Re: [PATCH bpf-next v1 1/3] bpf: Add skb dynptrs

Joanne Koong <joannelkoong@xxxxxxxxx> · Wed, 3 Aug 2022 18:05:44 -0700

On Wed, Aug 3, 2022 at 4:25 PM Jakub Kicinski <kuba@xxxxxxxxxx> wrote:
>
> On Wed, 3 Aug 2022 13:29:37 -0700 Joanne Koong wrote:
> > Thinking about this some more, I think BPF_FUNC_dynptr_from_skb needs
> > to be patched regardless in order to set the rd-only flag in the
> > metadata for the dynptr. There will be other helper functions that
> > write into dynptrs (eg memcpy with dynptrs, strncpy with dynptrs,
> > probe read user with dynptrs, ...) so I think it's more scalable if we
> > reject these writes at runtime through the rd-only flag in the
> > metadata, than for the verifier to custom-case that any helper funcs
> > that write into dynptrs will need to get dynptr type + do
> > may_access_direct_pkt_data() if it's type skb or xdp. The
> > inconsistency between not rd-only in metadata vs. rd-only in verifier
> > might be a little confusing as well.
> >
> > For these reasons, I'm leaning more towards having bpf_dynptr_write()
> > and other dynptr write helper funcs be rejected at runtime instead of
> > prog load time, but I'm eager to hear what you prefer.
> >
> > What are your thoughts?
>
> Oh. I thought dynptrs are an extension of the discussion we had about
> creating a skb_header_pointer()-like abstraction but it sounds like
> we veered quite far off that track at some point :(

I think the problem is that the skb may be cloned, so a write into any
portion of the paged data requires a pull. If it weren't for this,
then we could do the write and checksumming without pulling (eg kmap
the page, get the csum_partial of the bytes you'll write over, do the
write, get the csum_partial of the bytes you just wrote, then unkmap,
then update skb->csum to be skb->csum - csum of the bytes you wrote
over + csum of the bytes you wrote). I think we would even be able to
provide a direct data slice to non-contiguous pages without needing
the additional copy to a stack buffer (eg kmap the non-contiguous
pages to a contiguous virtual address that we pass back to the bpf
program, and then when the bpf program is finished do the cleanup for
the mappings).

Three ideas I'm thinking through as a possible solution:
1) Enforce that the skb is always uncloned for skb-type bpf progs (we
currently do this just for the skb head, see bpf_unclone_prologue()),
but I'm not sure if the trade-off (pulling all the packet data, even
if it won't be used) is acceptable.

2) Don't support cloned skbs for bpf_dynptr_write/data and don't do
any pulling. If the prog wants to use bpf_dynptr_write/data, then they
have to pull it first

2) (uglier than #1 and #2) For bpf_dynptr_write()s, pull if the write
is to a paged area and the skb is cloned, otherwise write to the paged
area without pulling; if we do this, then we always have to invalidate
all data slices associated with the skb (even for writes to the head)
since at prog load time, the verifier doesn't know if the pull happens
or not. For bpf_dynptr_data()s, follow the same policy.

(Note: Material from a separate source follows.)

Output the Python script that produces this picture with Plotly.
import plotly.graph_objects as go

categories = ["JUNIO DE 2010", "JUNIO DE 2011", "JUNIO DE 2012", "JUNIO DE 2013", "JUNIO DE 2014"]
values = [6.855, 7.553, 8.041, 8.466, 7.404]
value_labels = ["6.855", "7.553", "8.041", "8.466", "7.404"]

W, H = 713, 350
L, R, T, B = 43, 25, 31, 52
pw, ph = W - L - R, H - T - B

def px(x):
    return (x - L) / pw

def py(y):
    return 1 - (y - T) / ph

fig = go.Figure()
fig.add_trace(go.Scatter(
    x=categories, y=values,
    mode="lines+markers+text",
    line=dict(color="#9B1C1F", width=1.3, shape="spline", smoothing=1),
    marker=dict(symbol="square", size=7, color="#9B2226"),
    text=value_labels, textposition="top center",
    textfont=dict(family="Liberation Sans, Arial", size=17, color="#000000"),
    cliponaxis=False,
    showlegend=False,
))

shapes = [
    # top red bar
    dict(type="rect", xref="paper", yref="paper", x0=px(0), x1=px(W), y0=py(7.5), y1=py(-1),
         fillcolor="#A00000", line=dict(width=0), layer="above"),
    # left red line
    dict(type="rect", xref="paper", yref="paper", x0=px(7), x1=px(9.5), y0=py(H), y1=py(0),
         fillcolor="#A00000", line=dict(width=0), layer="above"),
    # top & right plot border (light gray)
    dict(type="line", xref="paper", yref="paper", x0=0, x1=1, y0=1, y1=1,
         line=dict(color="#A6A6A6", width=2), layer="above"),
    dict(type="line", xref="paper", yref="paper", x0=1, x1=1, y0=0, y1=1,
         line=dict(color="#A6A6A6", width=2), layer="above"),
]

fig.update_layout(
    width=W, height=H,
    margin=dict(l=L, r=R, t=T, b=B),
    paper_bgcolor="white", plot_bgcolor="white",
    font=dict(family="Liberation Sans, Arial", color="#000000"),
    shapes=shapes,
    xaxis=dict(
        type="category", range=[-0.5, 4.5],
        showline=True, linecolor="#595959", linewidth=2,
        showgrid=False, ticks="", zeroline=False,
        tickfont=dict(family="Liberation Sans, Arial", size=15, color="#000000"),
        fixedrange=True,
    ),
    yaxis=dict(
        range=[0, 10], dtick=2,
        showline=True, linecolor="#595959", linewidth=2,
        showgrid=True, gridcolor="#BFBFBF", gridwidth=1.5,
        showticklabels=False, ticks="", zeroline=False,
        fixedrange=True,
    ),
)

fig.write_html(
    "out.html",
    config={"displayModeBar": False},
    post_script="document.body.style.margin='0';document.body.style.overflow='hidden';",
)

I'm leaning towards 2. What are your thoughts?

>
> The point of skb_header_pointer() is to expose the chunk of the packet
> pointed to by [skb, offset, len] as a linear buffer. Potentially coping
> it out to a stack buffer *IIF* the header is not contiguous inside the
> skb head, which should very rarely happen.
>
> Here it seems we return an error so that user must pull if the data is
> not linear, which is defeating the purpose. The user of
> skb_header_pointer() wants to avoid the copy while _reliably_ getting
> a contiguous pointer. Plus pulling in the header may be far more
> expensive than a small copy to the stack.
>
> The pointer returned by skb_header_pointer is writable, but it's not
> guaranteed that the writes go to the packet, they may go to the
> on-stack buffer, so the caller must do some sort of:
>
>         if (data_ptr == stack_buf)
>                 skb_store_bits(...);
>
> Which we were thinking of wrapping in some sort of flush operation.
>
> If I'm reading this right dynptr as implemented here do not provide
> such semantics, am I confused in thinking that this is a continuation
> of the XDP multi-buff discussion? Is it a completely separate thing
> and we'll still need a header_pointer like helper?